We heard a few weeks ago that AMD was planning to back off from the GPU market. Its larger strategy might also include taking aim at Apple and its increasingly-better Apple silicon, with a new range of "Max" CPUs.
AMD is reportedly gearing up to challenge Apple's dominance in the high-end laptop market with a new line of powerful mobile CPUs, codenamed Strix Halo and now rumored to be called Ryzen AI Max. This new family will sit above AMD's mainstream Ryzen AI 9 chips and target true mobile workstations, offering significantly more graphical power than existing AMD mobile chips.
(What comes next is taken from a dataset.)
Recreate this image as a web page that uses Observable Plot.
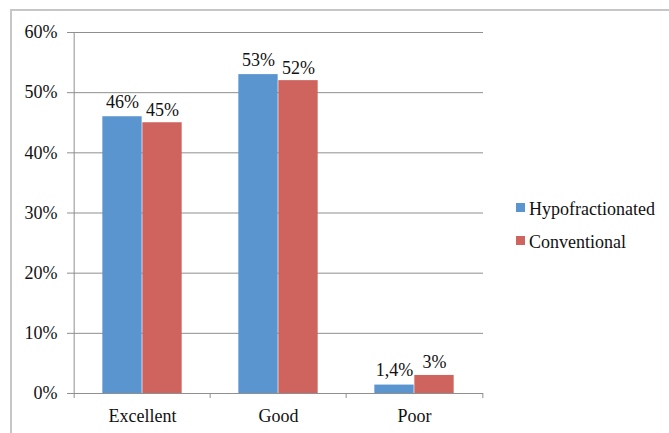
<!DOCTYPE html>
<html><head><meta charset="utf-8">
<script src="https://cdn.jsdelivr.net/npm/d3@7"></script>
<script src="https://cdn.jsdelivr.net/npm/@observablehq/plot@0.6"></script>
<style>
body{margin:0;background:#fff;}
#wrap{position:relative;width:669px;height:433px;overflow:hidden;font-family:"Liberation Serif",serif;background:#fff;}
#frame{position:absolute;left:10px;top:9px;width:700px;height:500px;border-left:2px solid #c6c6c6;border-top:2px solid #c6c6c6;pointer-events:none;}
#chart{position:absolute;left:0;top:0;}
#legend{position:absolute;left:516px;top:192px;font-size:18px;color:#111;line-height:1;}
.item{display:flex;align-items:center;height:33px;}
.sw{width:9px;height:9px;margin-right:4px;margin-top:-3px;}
</style></head>
<body>
<div id="wrap"><div id="chart"></div><div id="frame"></div><div id="legend"></div></div>
<script>
const categories = ["Excellent", "Good", "Poor"];
const series = ["Hypofractionated", "Conventional"];
const hypoValues = [0.46, 0.53, 0.014];
const convValues = [0.45, 0.52, 0.03];
const hypoLabels = ["46%", "53%", "1,4%"];
const convLabels = ["45%", "52%", "3%"];
const yTicks = [0, 0.1, 0.2, 0.3, 0.4, 0.5, 0.6];
const colors = ["#5b95cf", "#cf635e"];

const W = 669, H = 433, ML = 73, MR = 186, MT = 32, MB = 40;
const step = (W - ML - MR) / categories.length;
const barW = 40;
const outer = step / 2 - barW;
const inner = step / 2;
const grid = "#8f8f8f";

const hypo = categories.map((c, i) => ({category: c, value: hypoValues[i], label: hypoLabels[i]}));
const conv = categories.map((c, i) => ({category: c, value: convValues[i], label: convLabels[i]}));

const chart = Plot.plot({
  width: W, height: H,
  marginLeft: ML, marginRight: MR, marginTop: MT, marginBottom: MB,
  style: {fontFamily: "Liberation Serif, serif", fontSize: "18px", background: "transparent", color: "#111"},
  x: {domain: categories, padding: 0},
  y: {domain: [0, 0.6]},
  marks: [
    Plot.ruleY(yTicks, {stroke: grid, strokeWidth: 1}),
    Plot.ruleX([categories[0]], {dx: -step / 2, y1: 0, y2: 0.6, stroke: grid}),
    Plot.ruleX(categories, {x: d => d, y1: 0, y2: 0, insetBottom: -5, dx: -step / 2, stroke: grid}),
    Plot.ruleX([categories[categories.length - 1]], {y1: 0, y2: 0, insetBottom: -5, dx: step / 2, stroke: grid}),
    Plot.barY(hypo, {x: "category", y: "value", fill: colors[0], insetLeft: outer, insetRight: inner}),
    Plot.barY(conv, {x: "category", y: "value", fill: colors[1], insetLeft: inner, insetRight: outer}),
    Plot.text(hypo, {x: "category", y: "value", text: "label", dx: -barW / 2, dy: -9, lineAnchor: "bottom", fill: "#111"}),
    Plot.text(conv, {x: "category", y: "value", text: "label", dx: barW / 2, dy: -7, lineAnchor: "bottom", fill: "#111"}),
    Plot.axisY({ticks: yTicks, tickFormat: d3.format(".0%"), tickSize: 6, tickPadding: 10, stroke: grid, label: null, fill: "#111"}),
    Plot.axisX({tickSize: 0, tickPadding: 16, label: null, fill: "#111"})
  ]
});
document.getElementById("chart").appendChild(chart);

const legend = document.getElementById("legend");
series.forEach((s, i) => {
  const it = document.createElement("div");
  it.className = "item";
  const sw = document.createElement("span");
  sw.className = "sw";
  sw.style.background = colors[i];
  const t = document.createElement("span");
  t.textContent = s;
  it.appendChild(sw); it.appendChild(t);
  legend.appendChild(it);
});
</script>
</body></html>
The leaked specs suggest that Ryzen AI Max will feature up to 16 cores and a whopping 40 compute units (CUs) in its embedded GPU, more than twice what AMD's current top mobile offering, the Radeon 890M, provides. This aligns with Apple's strategy of increasing GPU power as you move up its product stack to cater to video editing and other demanding workloads. Ryzen AI Max chips could also support up to 96GB of video memory, double what Apple's Max CPUs offer. Ryzen CPUs are among the best you can get on laptops right now, and the point of this improved iGPU is to make its chips more attractive to people that are considering something like a MacBook Pro but who might not want a big and heavy laptop with a full-size dedicated GPU.
If what we're looking at here ends up being true, Ryzen AI Max family is expected to include three configurations, with 16, 12, and 8-core CPU options and iGPUs offering 40 CUs for the top two chips and 32 CUs for the third. This positions AMD's creme-de-la-creme Ryzen AI Max CPU directly against Apple's M3 Max, which also features 16 cores and 40 CUs.
Of course, there's also the very important difference of Apple's silicon being ARM while AMD's Ryzen chips are x86. We'd need to see how power-hungry these chips are once they are released.